* BEGIN *

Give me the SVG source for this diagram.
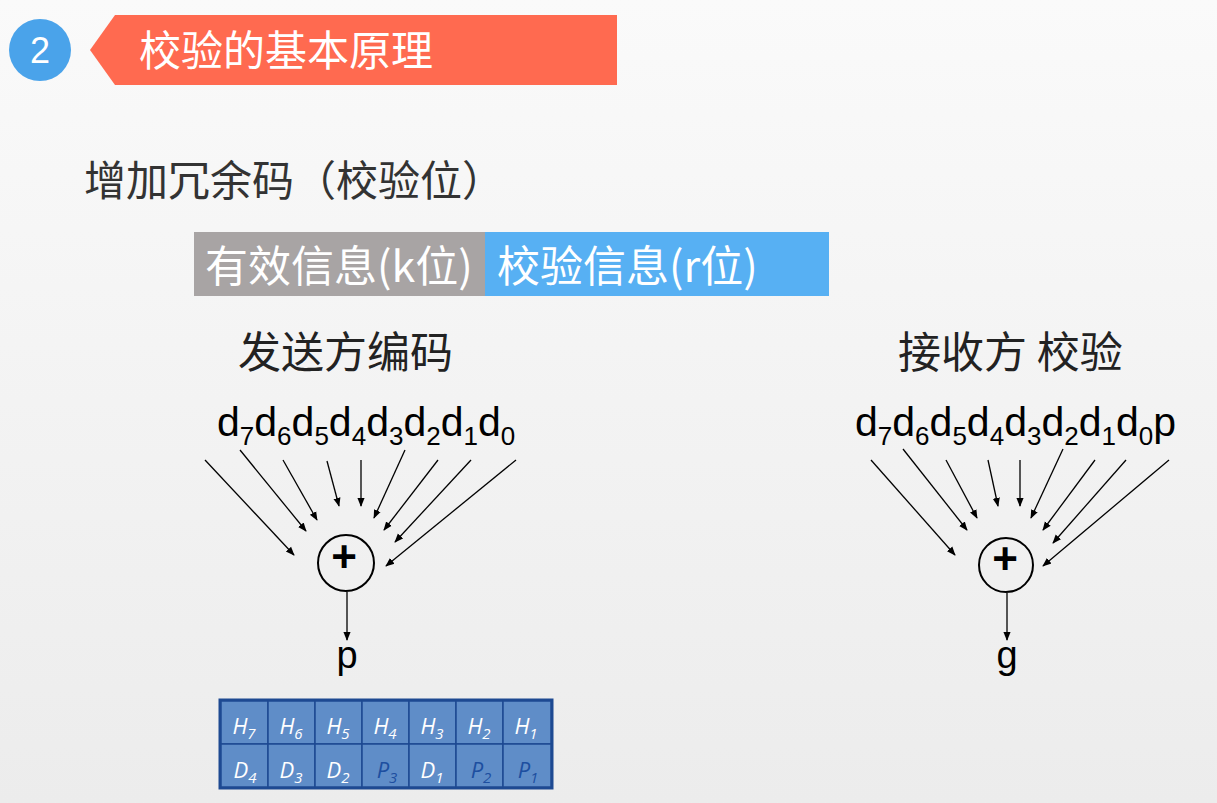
<svg xmlns="http://www.w3.org/2000/svg" width="1217" height="803" viewBox="0 0 1217 803">
<defs>
<linearGradient id="bg" x1="0" y1="0" x2="0" y2="1"><stop offset="0" stop-color="#fafafa"/><stop offset="1" stop-color="#ececec"/></linearGradient>
<marker id="ah" viewBox="0 0 10 10" refX="9" refY="5" markerWidth="9" markerHeight="9" markerUnits="userSpaceOnUse" orient="auto"><path d="M0,1 L10,5 L0,9 z" fill="#000"/></marker>
</defs>
<style>
.cn{font-family:"Noto Sans CJK SC","Noto Sans",sans-serif}
.ar{font-family:"Liberation Sans",Arial,sans-serif}
.c line{stroke:#000;stroke-width:1.3;marker-end:url(#ah)}
.cell{fill:#5f8dc8;stroke:#1e4a92;stroke-width:1.5}
.ct{font-family:"Open Sans","Liberation Sans",sans-serif;font-style:italic;font-size:22px;fill:#fff;text-anchor:middle}
.ct.p{fill:#1d4fa0}
.ct tspan{font-size:15px}
.d{font-size:41px}
.d tspan.s{font-size:26px}
</style>
<rect width="1217" height="803" fill="url(#bg)"/>
<g id="header">
<circle cx="40" cy="50" r="31" fill="#4aa3ea"/>
<text x="40" y="63" class="ar" font-size="36" fill="#fff" text-anchor="middle">2</text>
<polygon points="90,50 115,15 617,15 617,85 115,85" fill="#ff6a50"/>
<text x="139" y="66" class="cn" font-size="42" fill="#fff">校验的基本原理</text>
</g>
<text x="84" y="196" class="cn" font-size="42" fill="#333">增加冗余码（校验位）</text>
<g id="info">
<rect x="194" y="232" width="291" height="64" fill="#a8a4a4"/>
<rect x="485" y="232" width="344" height="64" fill="#57b0f3"/>
<text x="205" y="282" class="cn" font-size="43" fill="#fff">有效信息(k位)</text>
<text x="497" y="282" class="cn" font-size="43" fill="#fff">校验信息(r位)</text>
</g>
<text x="238" y="368" class="cn" font-size="43" fill="#222">发送方编码</text>
<text x="898" y="368" class="cn" font-size="43" fill="#222">接收方 校验</text>
<text x="217" y="436" class="ar d" fill="#000">d<tspan class="s" dy="9">7</tspan><tspan dy="-9">d</tspan><tspan class="s" dy="9">6</tspan><tspan dy="-9">d</tspan><tspan class="s" dy="9">5</tspan><tspan dy="-9">d</tspan><tspan class="s" dy="9">4</tspan><tspan dy="-9">d</tspan><tspan class="s" dy="9">3</tspan><tspan dy="-9">d</tspan><tspan class="s" dy="9">2</tspan><tspan dy="-9">d</tspan><tspan class="s" dy="9">1</tspan><tspan dy="-9">d</tspan><tspan class="s" dy="9">0</tspan></text>
<text x="855" y="436" class="ar d" fill="#000">d<tspan class="s" dy="9">7</tspan><tspan dy="-9">d</tspan><tspan class="s" dy="9">6</tspan><tspan dy="-9">d</tspan><tspan class="s" dy="9">5</tspan><tspan dy="-9">d</tspan><tspan class="s" dy="9">4</tspan><tspan dy="-9">d</tspan><tspan class="s" dy="9">3</tspan><tspan dy="-9">d</tspan><tspan class="s" dy="9">2</tspan><tspan dy="-9">d</tspan><tspan class="s" dy="9">1</tspan><tspan dy="-9">d</tspan><tspan class="s" dy="9">0</tspan><tspan dy="-9">p</tspan></text>
<g id="xor1">
<circle cx="346" cy="563" r="28" fill="none" stroke="#000" stroke-width="2"/>
<text x="344" y="572" class="ar" font-size="44" font-weight="bold" text-anchor="middle">+</text>
</g>
<g id="xor2">
<circle cx="1006" cy="565" r="27" fill="none" stroke="#000" stroke-width="2"/>
<text x="1005" y="574" class="ar" font-size="44" font-weight="bold" text-anchor="middle">+</text>
</g>
<text x="347" y="668" class="ar" font-size="38" text-anchor="middle">p</text>
<text x="1007" y="668" class="ar" font-size="38" text-anchor="middle">g</text>
<g id="connectors" class="c">
<line x1="205" y1="460" x2="294" y2="555"/>
<line x1="240" y1="450" x2="306" y2="531"/>
<line x1="283" y1="460" x2="317" y2="520"/>
<line x1="327" y1="461" x2="339" y2="506"/>
<line x1="361" y1="460" x2="361" y2="506"/>
<line x1="405" y1="450" x2="374" y2="518"/>
<line x1="438" y1="460" x2="384" y2="530"/>
<line x1="471" y1="460" x2="395" y2="542"/>
<line x1="516" y1="460" x2="386" y2="566"/>
<line x1="347" y1="592" x2="347" y2="640"/>
<line x1="871" y1="460" x2="955" y2="555"/>
<line x1="903" y1="449" x2="967" y2="530"/>
<line x1="946" y1="460" x2="977" y2="518"/>
<line x1="988" y1="460" x2="998" y2="506"/>
<line x1="1020" y1="460" x2="1020" y2="506"/>
<line x1="1063" y1="449" x2="1031" y2="518"/>
<line x1="1095" y1="460" x2="1043" y2="530"/>
<line x1="1126" y1="460" x2="1053" y2="543"/>
<line x1="1169" y1="460" x2="1043" y2="566"/>
<line x1="1007" y1="593" x2="1007" y2="640"/>
</g>
<g id="table">
<rect x="220" y="700" width="332" height="88" fill="none" stroke="#1e4a92" stroke-width="3"/>
<rect class="cell" x="221" y="701" width="47" height="43"/><rect class="cell" x="268" y="701" width="47" height="43"/><rect class="cell" x="315" y="701" width="47" height="43"/><rect class="cell" x="362" y="701" width="47" height="43"/><rect class="cell" x="409" y="701" width="47" height="43"/><rect class="cell" x="456" y="701" width="47" height="43"/><rect class="cell" x="503" y="701" width="48" height="43"/>
<rect class="cell" x="221" y="744" width="47" height="43"/><rect class="cell" x="268" y="744" width="47" height="43"/><rect class="cell" x="315" y="744" width="47" height="43"/><rect class="cell" x="362" y="744" width="47" height="43"/><rect class="cell" x="409" y="744" width="47" height="43"/><rect class="cell" x="456" y="744" width="47" height="43"/><rect class="cell" x="503" y="744" width="48" height="43"/>
<text class="ct" x="244" y="734">H<tspan dy="5">7</tspan></text>
<text class="ct" x="291" y="734">H<tspan dy="5">6</tspan></text>
<text class="ct" x="338" y="734">H<tspan dy="5">5</tspan></text>
<text class="ct" x="385" y="734">H<tspan dy="5">4</tspan></text>
<text class="ct" x="432" y="734">H<tspan dy="5">3</tspan></text>
<text class="ct" x="479" y="734">H<tspan dy="5">2</tspan></text>
<text class="ct" x="526" y="734">H<tspan dy="5">1</tspan></text>
<text class="ct" x="245" y="778">D<tspan dy="5">4</tspan></text>
<text class="ct" x="291" y="778">D<tspan dy="5">3</tspan></text>
<text class="ct" x="338" y="778">D<tspan dy="5">2</tspan></text>
<text class="ct p" x="387" y="778">P<tspan dy="5">3</tspan></text>
<text class="ct" x="432" y="778">D<tspan dy="5">1</tspan></text>
<text class="ct p" x="481" y="778">P<tspan dy="5">2</tspan></text>
<text class="ct p" x="528" y="778">P<tspan dy="5">1</tspan></text>
</g>
</svg>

* END *

Drop the images and repeat the data exactly.

Give me the SVG source for this diagram.
<svg xmlns="http://www.w3.org/2000/svg" width="1217" height="803" viewBox="0 0 1217 803">
<defs>
<linearGradient id="bg" x1="0" y1="0" x2="0" y2="1"><stop offset="0" stop-color="#fafafa"/><stop offset="1" stop-color="#ececec"/></linearGradient>
<marker id="ah" viewBox="0 0 10 10" refX="9" refY="5" markerWidth="9" markerHeight="9" markerUnits="userSpaceOnUse" orient="auto"><path d="M0,1 L10,5 L0,9 z" fill="#000"/></marker>
</defs>
<style>
.cn{font-family:"Noto Sans CJK SC","Noto Sans",sans-serif}
.ar{font-family:"Liberation Sans",Arial,sans-serif}
.c line{stroke:#000;stroke-width:1.3;marker-end:url(#ah)}
.cell{fill:#5f8dc8;stroke:#1e4a92;stroke-width:1.5}
.ct{font-family:"Open Sans","Liberation Sans",sans-serif;font-style:italic;font-size:22px;fill:#fff;text-anchor:middle}
.ct.p{fill:#1d4fa0}
.ct tspan{font-size:15px}
.d{font-size:41px}
.d tspan.s{font-size:26px}
</style>
<rect width="1217" height="803" fill="url(#bg)"/>
<g id="header">
<circle cx="40" cy="50" r="31" fill="#4aa3ea"/>
<text x="40" y="63" class="ar" font-size="36" fill="#fff" text-anchor="middle">2</text>
<polygon points="90,50 115,15 617,15 617,85 115,85" fill="#ff6a50"/>
<text x="139" y="66" class="cn" font-size="42" fill="#fff">校验的基本原理</text>
</g>
<text x="84" y="196" class="cn" font-size="42" fill="#333">增加冗余码（校验位）</text>
<g id="info">
<rect x="194" y="232" width="291" height="64" fill="#a8a4a4"/>
<rect x="485" y="232" width="344" height="64" fill="#57b0f3"/>
<text x="205" y="282" class="cn" font-size="43" fill="#fff">有效信息(k位)</text>
<text x="497" y="282" class="cn" font-size="43" fill="#fff">校验信息(r位)</text>
</g>
<text x="238" y="368" class="cn" font-size="43" fill="#222">发送方编码</text>
<text x="898" y="368" class="cn" font-size="43" fill="#222">接收方 校验</text>
<text x="217" y="436" class="ar d" fill="#000">d<tspan class="s" dy="9">7</tspan><tspan dy="-9">d</tspan><tspan class="s" dy="9">6</tspan><tspan dy="-9">d</tspan><tspan class="s" dy="9">5</tspan><tspan dy="-9">d</tspan><tspan class="s" dy="9">4</tspan><tspan dy="-9">d</tspan><tspan class="s" dy="9">3</tspan><tspan dy="-9">d</tspan><tspan class="s" dy="9">2</tspan><tspan dy="-9">d</tspan><tspan class="s" dy="9">1</tspan><tspan dy="-9">d</tspan><tspan class="s" dy="9">0</tspan></text>
<text x="855" y="436" class="ar d" fill="#000">d<tspan class="s" dy="9">7</tspan><tspan dy="-9">d</tspan><tspan class="s" dy="9">6</tspan><tspan dy="-9">d</tspan><tspan class="s" dy="9">5</tspan><tspan dy="-9">d</tspan><tspan class="s" dy="9">4</tspan><tspan dy="-9">d</tspan><tspan class="s" dy="9">3</tspan><tspan dy="-9">d</tspan><tspan class="s" dy="9">2</tspan><tspan dy="-9">d</tspan><tspan class="s" dy="9">1</tspan><tspan dy="-9">d</tspan><tspan class="s" dy="9">0</tspan><tspan dy="-9">p</tspan></text>
<g id="xor1">
<circle cx="346" cy="563" r="28" fill="none" stroke="#000" stroke-width="2"/>
<text x="344" y="572" class="ar" font-size="44" font-weight="bold" text-anchor="middle">+</text>
</g>
<g id="xor2">
<circle cx="1006" cy="565" r="27" fill="none" stroke="#000" stroke-width="2"/>
<text x="1005" y="574" class="ar" font-size="44" font-weight="bold" text-anchor="middle">+</text>
</g>
<text x="347" y="668" class="ar" font-size="38" text-anchor="middle">p</text>
<text x="1007" y="668" class="ar" font-size="38" text-anchor="middle">g</text>
<g id="connectors" class="c">
<line x1="205" y1="460" x2="294" y2="555"/>
<line x1="240" y1="450" x2="306" y2="531"/>
<line x1="283" y1="460" x2="317" y2="520"/>
<line x1="327" y1="461" x2="339" y2="506"/>
<line x1="361" y1="460" x2="361" y2="506"/>
<line x1="405" y1="450" x2="374" y2="518"/>
<line x1="438" y1="460" x2="384" y2="530"/>
<line x1="471" y1="460" x2="395" y2="542"/>
<line x1="516" y1="460" x2="386" y2="566"/>
<line x1="347" y1="592" x2="347" y2="640"/>
<line x1="871" y1="460" x2="955" y2="555"/>
<line x1="903" y1="449" x2="967" y2="530"/>
<line x1="946" y1="460" x2="977" y2="518"/>
<line x1="988" y1="460" x2="998" y2="506"/>
<line x1="1020" y1="460" x2="1020" y2="506"/>
<line x1="1063" y1="449" x2="1031" y2="518"/>
<line x1="1095" y1="460" x2="1043" y2="530"/>
<line x1="1126" y1="460" x2="1053" y2="543"/>
<line x1="1169" y1="460" x2="1043" y2="566"/>
<line x1="1007" y1="593" x2="1007" y2="640"/>
</g>
<g id="table">
<rect x="220" y="700" width="332" height="88" fill="none" stroke="#1e4a92" stroke-width="3"/>
<rect class="cell" x="221" y="701" width="47" height="43"/><rect class="cell" x="268" y="701" width="47" height="43"/><rect class="cell" x="315" y="701" width="47" height="43"/><rect class="cell" x="362" y="701" width="47" height="43"/><rect class="cell" x="409" y="701" width="47" height="43"/><rect class="cell" x="456" y="701" width="47" height="43"/><rect class="cell" x="503" y="701" width="48" height="43"/>
<rect class="cell" x="221" y="744" width="47" height="43"/><rect class="cell" x="268" y="744" width="47" height="43"/><rect class="cell" x="315" y="744" width="47" height="43"/><rect class="cell" x="362" y="744" width="47" height="43"/><rect class="cell" x="409" y="744" width="47" height="43"/><rect class="cell" x="456" y="744" width="47" height="43"/><rect class="cell" x="503" y="744" width="48" height="43"/>
<text class="ct" x="244" y="734">H<tspan dy="5">7</tspan></text>
<text class="ct" x="291" y="734">H<tspan dy="5">6</tspan></text>
<text class="ct" x="338" y="734">H<tspan dy="5">5</tspan></text>
<text class="ct" x="385" y="734">H<tspan dy="5">4</tspan></text>
<text class="ct" x="432" y="734">H<tspan dy="5">3</tspan></text>
<text class="ct" x="479" y="734">H<tspan dy="5">2</tspan></text>
<text class="ct" x="526" y="734">H<tspan dy="5">1</tspan></text>
<text class="ct" x="245" y="778">D<tspan dy="5">4</tspan></text>
<text class="ct" x="291" y="778">D<tspan dy="5">3</tspan></text>
<text class="ct" x="338" y="778">D<tspan dy="5">2</tspan></text>
<text class="ct p" x="387" y="778">P<tspan dy="5">3</tspan></text>
<text class="ct" x="432" y="778">D<tspan dy="5">1</tspan></text>
<text class="ct p" x="481" y="778">P<tspan dy="5">2</tspan></text>
<text class="ct p" x="528" y="778">P<tspan dy="5">1</tspan></text>
</g>
</svg>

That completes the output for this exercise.